Optimization of the Number of Stacks in the Submonolayer Quantum Dot Heterostructure for Infrared Photodetectors

We studied the optical, electrical, and spectral properties of InAs submonolayer quantum dot infrared photodetectors with different number of stacks. Three samples with 4, 6, and 8 dot stacks were grown by molecular beam epitaxy under identical conditions.
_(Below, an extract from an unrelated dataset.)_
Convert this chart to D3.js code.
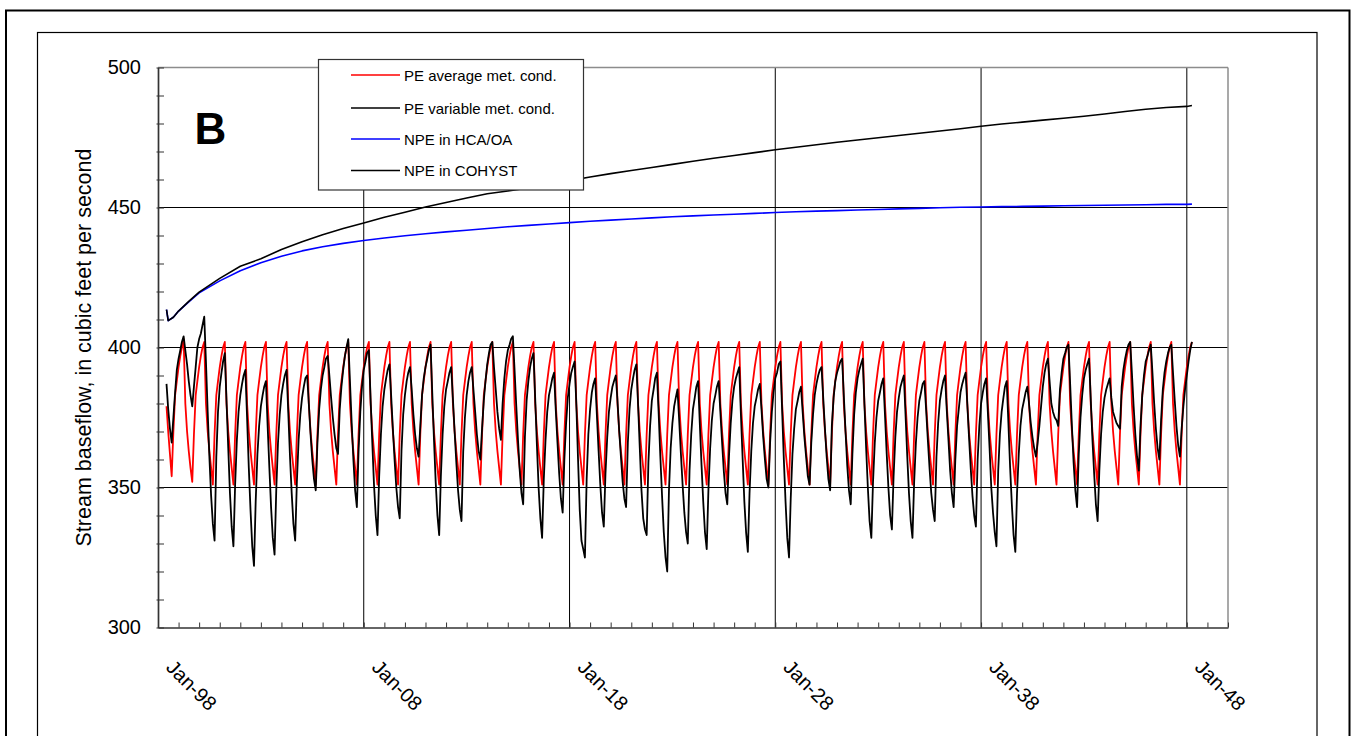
<!DOCTYPE html>
<html><head><meta charset="utf-8">
<script src="https://cdn.jsdelivr.net/npm/d3@7"></script>
<style>
body{margin:0;background:#fff;}
svg{display:block;}
text{font-family:"Liberation Sans",Arial,Helvetica,sans-serif;fill:#000;}
</style>
</head><body>
<svg id="chart" width="1352" height="736"></svg>
<script>
// ---------------- DATA ----------------
const seriesNames = ["PE average met. cond.", "PE variable met. cond.", "NPE in HCA/OA", "NPE in COHYST"];
const seriesColors = ["#ff0000", "#000000", "#0000ff", "#000000"];
const yTickValues = [300, 350, 400, 450, 500];
const yTickLabels = ["300", "350", "400", "450", "500"];
const xTickYears = [1998, 2008, 2018, 2028, 2038, 2048];
const xTickLabels = ["Jan-98", "Jan-08", "Jan-18", "Jan-28", "Jan-38", "Jan-48"];

// monthly rows (Jan..Dec) for each year 1998..2048
const years = [1998,1999,2000,2001,2002,2003,2004,2005,2006,2007,2008,2009,2010,2011,2012,2013,2014,2015,2016,2017,2018,2019,2020,2021,2022,2023,2024,2025,2026,2027,2028,2029,2030,2031,2032,2033,2034,2035,2036,2037,2038,2039,2040,2041,2042,2043,2044,2045,2046,2047,2048];

const peAverage = [
[null,null,null,null,null,379,370,362,354,370,383,388],
[393,397,400,403,380,370,363,357,352,369,383,388],
[393,397,400,402,380,370,363,357,351,369,383,388],
[393,397,400,402,380,370,363,357,351,369,383,388],
[393,397,400,402,380,370,363,357,351,369,383,388],
[393,397,400,402,380,370,363,357,351,369,383,388],
[393,397,400,402,380,370,363,357,351,369,383,388],
[393,397,400,402,380,370,363,357,351,369,383,388],
[393,397,400,402,380,370,363,357,351,369,383,388],
[393,397,400,402,380,370,363,357,351,369,383,388],
[393,397,400,402,380,370,363,357,351,369,383,388],
[393,397,400,402,380,370,363,357,351,369,383,388],
[393,397,400,402,380,370,363,357,351,369,383,388],
[393,397,400,402,380,370,363,357,351,369,383,388],
[393,397,400,402,380,370,363,357,351,369,383,388],
[393,397,400,402,380,370,363,357,351,369,383,388],
[393,397,400,402,380,370,363,357,351,369,383,388],
[393,397,400,402,380,370,363,357,351,369,383,388],
[393,397,400,402,380,370,363,357,351,369,383,388],
[393,397,400,402,380,370,363,357,351,369,383,388],
[393,397,400,402,380,370,363,357,351,369,383,388],
[393,397,400,402,380,370,363,357,351,369,383,388],
[393,397,400,402,380,370,363,357,351,369,383,388],
[393,397,400,402,380,370,363,357,351,369,383,388],
[393,397,400,402,380,370,363,357,351,369,383,388],
[393,397,400,402,380,370,363,357,351,369,383,388],
[393,397,400,402,380,370,363,357,351,369,383,388],
[393,397,400,402,380,370,363,357,351,369,383,388],
[393,397,400,402,380,370,363,357,351,369,383,388],
[393,397,400,402,380,370,363,357,351,369,383,388],
[393,397,400,402,380,370,363,357,351,369,383,388],
[393,397,400,402,380,370,363,357,351,369,383,388],
[393,397,400,402,380,370,363,357,351,369,383,388],
[393,397,400,402,380,370,363,357,351,369,383,388],
[393,397,400,402,380,370,363,357,351,369,383,388],
[393,397,400,402,380,370,363,357,351,369,383,388],
[393,397,400,402,380,370,363,357,351,369,383,388],
[393,397,400,402,380,370,363,357,351,369,383,388],
[393,397,400,402,380,370,363,357,351,369,383,388],
[393,397,400,402,380,370,363,357,351,369,383,388],
[393,397,400,402,380,370,363,357,351,369,383,388],
[393,397,400,402,380,370,363,357,351,369,383,388],
[393,397,400,402,380,370,363,357,351,369,383,388],
[393,397,400,402,380,370,363,357,351,369,383,388],
[393,397,400,402,380,370,363,357,351,369,383,388],
[393,397,400,402,380,370,363,357,351,369,383,388],
[393,397,400,402,380,370,363,357,351,369,383,388],
[393,397,400,402,380,370,363,357,351,369,383,388],
[393,397,400,402,380,370,363,357,351,369,383,388],
[393,397,400,402,380,370,363,357,351,369,383,388],
[393,397,400,402,null,null,null,null,null,null,null,null]
];

const peVariable = [
[null,null,null,null,null,387,378,371,366,375,384,392],
[396,399,402,404,399,394,388,383,379,386,393,400],
[403,405,408,411,395,377,361,347,337,331,361,377],
[386,391,395,398,381,364,348,336,329,351,367,377],
[383,387,390,392,375,357,342,329,322,345,362,372],
[379,383,386,388,372,357,343,332,326,349,366,376],
[383,387,390,392,377,361,348,337,331,352,367,376],
[382,386,389,390,380,369,360,353,349,366,378,385],
[390,393,396,397,390,382,375,369,364,362,378,386],
[392,397,400,403,388,373,360,349,343,363,377,386],
[392,395,398,399,382,366,351,340,333,354,369,379],
[385,389,392,394,383,371,360,350,343,339,363,376],
[383,388,391,393,385,376,369,364,361,372,383,389],
[393,396,399,401,384,367,352,340,333,354,369,379],
[385,388,391,393,382,370,359,349,342,338,363,375],
[383,388,391,393,385,377,369,363,360,371,381,388],
[394,398,401,402,393,385,377,371,367,380,389,395],
[399,401,403,404,392,379,367,356,348,344,368,381],
[388,393,396,398,382,365,350,339,332,353,367,377],
[383,386,389,391,378,366,355,346,341,360,373,382],
[387,391,393,395,380,360,342,331,328,325,353,369],
[378,384,387,389,376,363,351,341,336,355,368,377],
[382,386,388,390,381,370,361,352,346,343,366,378],
[385,389,392,394,380,364,349,339,335,333,359,372],
[381,385,389,391,377,361,347,334,325,320,349,364],
[373,379,382,385,374,362,351,341,334,330,356,369],
[378,382,386,388,373,358,345,334,328,349,364,374],
[380,383,386,388,377,366,356,348,344,361,373,381],
[386,389,391,393,376,360,345,334,327,348,363,373],
[379,382,385,387,378,368,360,353,350,366,377,384],
[389,391,394,395,378,360,345,332,325,346,362,371],
[378,381,384,386,377,368,361,354,351,366,376,383],
[387,390,392,393,382,371,361,353,349,372,382,388],
[391,393,395,396,383,370,358,349,344,362,376,384],
[389,392,394,396,380,364,350,338,332,352,366,375],
[381,384,387,389,376,362,350,340,335,354,368,377],
[382,386,388,390,376,361,348,338,332,352,366,375],
[381,384,387,388,378,367,357,348,342,338,361,373],
[381,385,388,390,378,367,356,348,343,360,372,378],
[384,387,389,391,380,368,357,347,340,336,360,372],
[380,384,387,389,377,364,350,341,334,329,356,369],
[377,382,386,388,373,357,344,333,327,348,362,372],
[378,381,384,386,380,373,368,364,361,366,372,379],
[386,391,394,396,388,380,377,375,374,372,385,391],
[396,398,400,401,387,372,359,349,343,362,375,383],
[389,392,394,396,382,367,355,344,338,356,369,377],
[382,385,387,389,382,377,375,373,372,371,386,392],
[396,399,401,402,391,379,369,361,356,372,383,390],
[395,397,399,401,391,380,371,364,360,374,385,391],
[395,398,400,401,391,381,372,365,361,371,379,385],
[390,395,399,402,null,null,null,null,null,null,null,null]
];

const npeDates = ["1998-06","1998-07","1998-10","1999-01","1999-07","2000-01","2001-01","2002-01","2003-01","2004-01","2005-01","2006-01","2007-01","2008-01","2009-01","2010-01","2011-01","2012-01","2013-01","2014-01","2015-01","2016-01","2017-01","2018-01","2019-01","2020-01","2021-01","2022-01","2023-01","2024-01","2025-01","2026-01","2027-01","2028-01","2029-01","2030-01","2031-01","2032-01","2033-01","2034-01","2035-01","2036-01","2037-01","2038-01","2039-01","2040-01","2041-01","2042-01","2043-01","2044-01","2045-01","2046-01","2047-01","2048-01","2048-04"];
const npeHcaOa = [413.5,409.6,410.8,413.0,416.3,419.5,423.8,427.4,430.3,432.6,434.5,436.0,437.2,438.2,439.1,439.9,440.6,441.3,441.9,442.5,443.1,443.6,444.1,444.6,445.1,445.5,445.9,446.3,446.7,447.0,447.3,447.6,447.9,448.2,448.5,448.7,448.9,449.1,449.3,449.5,449.7,449.9,450.1,450.2,450.3,450.4,450.5,450.6,450.7,450.8,450.9,451.0,451.1,451.1,451.2];
const npeCohyst = [413.5,409.6,410.8,413.0,416.5,419.8,424.7,429.0,431.7,435.0,437.8,440.3,442.5,444.5,446.5,448.3,450.2,451.8,453.4,454.9,455.9,457.0,458.3,459.6,460.9,462.1,463.2,464.3,465.4,466.5,467.6,468.6,469.6,470.6,471.5,472.4,473.3,474.1,474.9,475.7,476.5,477.3,478.1,479.0,479.8,480.5,481.2,481.9,482.6,483.4,484.3,485.1,485.7,486.1,486.4];

// ---------------- BUILD ----------------
function monthlySeries(rows) {
  const out = [];
  rows.forEach((row, i) => row.forEach((v, m) => {
    if (v !== null) out.push({date: new Date(Date.UTC(years[i], m, 1)), value: v});
  }));
  return out;
}
const parseYM = d3.utcParse("%Y-%m");
const seriesData = [
  monthlySeries(peAverage),
  monthlySeries(peVariable),
  npeDates.map((d, i) => ({date: parseYM(d), value: npeHcaOa[i]})),
  npeDates.map((d, i) => ({date: parseYM(d), value: npeCohyst[i]}))
];

const svg = d3.select("#chart");
const L = 158, R = 1228, T = 67.5, B = 627.5;
const x = d3.scaleUtc().domain([new Date(Date.UTC(1998,0,1)), new Date(Date.UTC(2050,0,1))]).range([L, R]);
const y = d3.scaleLinear().domain([300, 500]).range([B, T]);

// frames
svg.append("rect").attr("x", 6).attr("y", 10.5).attr("width", 1343.5).attr("height", 800)
  .attr("fill", "none").attr("stroke", "#000").attr("stroke-width", 2);
svg.append("rect").attr("x", 37.5).attr("y", 32.5).attr("width", 1279.5).attr("height", 800)
  .attr("fill", "none").attr("stroke", "#000").attr("stroke-width", 1.2);

// gridlines
svg.append("g").selectAll("line").data([350, 400, 450]).join("line")
  .attr("x1", L).attr("x2", R).attr("y1", d => y(d)).attr("y2", d => y(d))
  .attr("stroke", "#000").attr("stroke-width", 1);
svg.append("g").selectAll("line").data(xTickYears.slice(1)).join("line")
  .attr("x1", d => x(new Date(Date.UTC(d,0,1)))).attr("x2", d => x(new Date(Date.UTC(d,0,1))))
  .attr("y1", T).attr("y2", B).attr("stroke", "#000").attr("stroke-width", 1);

// plot border (top/right, gray)
svg.append("line").attr("x1", L).attr("x2", R).attr("y1", T).attr("y2", T).attr("stroke", "#8c8c8c").attr("stroke-width", 1.5);
svg.append("line").attr("x1", R).attr("x2", R).attr("y1", T).attr("y2", B).attr("stroke", "#8c8c8c").attr("stroke-width", 1.5);

// series
const line = d3.line().x(d => x(d.date)).y(d => y(d.value));
const widths = [1.8, 1.8, 1.6, 1.6];
seriesData.forEach((data, i) => {
  svg.append("path").datum(data).attr("d", line).attr("fill", "none")
    .attr("stroke", seriesColors[i]).attr("stroke-width", widths[i]).attr("stroke-linejoin", "round");
});

// y axis
const yAxis = d3.axisLeft(y).tickValues(d3.range(300, 501, 10)).tickSizeInner(-6).tickSizeOuter(0).tickPadding(17)
  .tickFormat(d => { const k = yTickValues.indexOf(d); return k >= 0 ? yTickLabels[k] : ""; });
const gy = svg.append("g").attr("transform", `translate(${L},0)`).call(yAxis);
gy.select(".domain").attr("stroke", "#333").attr("stroke-width", 1.7);
gy.selectAll(".tick line").attr("stroke", "#333").attr("stroke-width", 1).attr("x1", -1.5);
gy.selectAll("text").style("font-size", "20px").attr("fill", "#000");

// x axis: yearly inner ticks
const xAxis = d3.axisBottom(x).ticks(d3.utcYear.every(1)).tickSizeInner(-5).tickSizeOuter(0).tickFormat("");
const gx = svg.append("g").attr("transform", `translate(0,${B})`).call(xAxis);
gx.select(".domain").attr("stroke", "#333").attr("stroke-width", 1.7);
gx.selectAll(".tick line").attr("stroke", "#333").attr("stroke-width", 1);

// x labels (rotated)
const xLab = d3.axisBottom(x).tickValues(xTickYears.map(v => new Date(Date.UTC(v,0,1))))
  .tickFormat((d, i) => xTickLabels[i]).tickSize(0).tickPadding(0);
const gxl = svg.append("g").attr("transform", `translate(0,${B})`).call(xLab);
gxl.select(".domain").remove();
gxl.selectAll("text").attr("y", 0).attr("dy", 0).attr("text-anchor", "start")
  .attr("transform", "translate(6.5,41) rotate(45)").style("font-size", "20px").attr("fill", "#000");

// y title
svg.append("text").attr("transform", `translate(91,${(T + B) / 2}) rotate(-90)`)
  .attr("text-anchor", "middle").style("font-size", "21.5px")
  .text("Stream baseflow, in cubic feet per second");

// panel letter
svg.append("text").attr("x", 194.5).attr("y", 144).style("font-size", "44px").style("font-weight", "bold").text("B");

// legend
const lg = svg.append("g");
lg.append("rect").attr("x", 318.5).attr("y", 59.5).attr("width", 265).attr("height", 130.5)
  .attr("fill", "#fff").attr("stroke", "#333").attr("stroke-width", 1.2);
const legY = [75, 108, 139, 170.5];
seriesNames.forEach((name, i) => {
  lg.append("line").attr("x1", 351).attr("x2", 400).attr("y1", legY[i]).attr("y2", legY[i])
    .attr("stroke", seriesColors[i]).attr("stroke-width", 1.6);
  lg.append("text").attr("x", 404).attr("y", legY[i] + 5.5).style("font-size", "15px").text(name);
});
</script>
</body></html>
Increasing the number of stacks results in a gradual shift in the photoluminescence ground-state transition energy of the samples from 1.195 to 1.111 eV. Cross-sectional transmission electron microscopy images confirm increase in dot size with increasing number of stacks from 4 to 8. Samples with 4 and 6 stacks measured moderately uniform dot size distribution and with further increasing the number of stacks 4 to 8 variations in dot sizes along with improper dot size formation were observed. The activation energy of the samples was measured by both optical and electrical methods increase with increasing number of dots. All photodetectors exhibit a photocurrent peak in the range of 7.3-7.8 mu m at 77 K at an applied bias of -1 V. Highest peak responsivity value of 0.04523 A/W at 77 K was observed from the 6 stacked sample, which was highest among the three samples. It also exhibited highest detectivity of 5E9 Jones with lowest noise current density among the others. The sample with 6 dot stacks is the best as it exhibited lowest dark current density of 6.1 (10(-7) A/cm(2) and highest operating temperature of 110 K).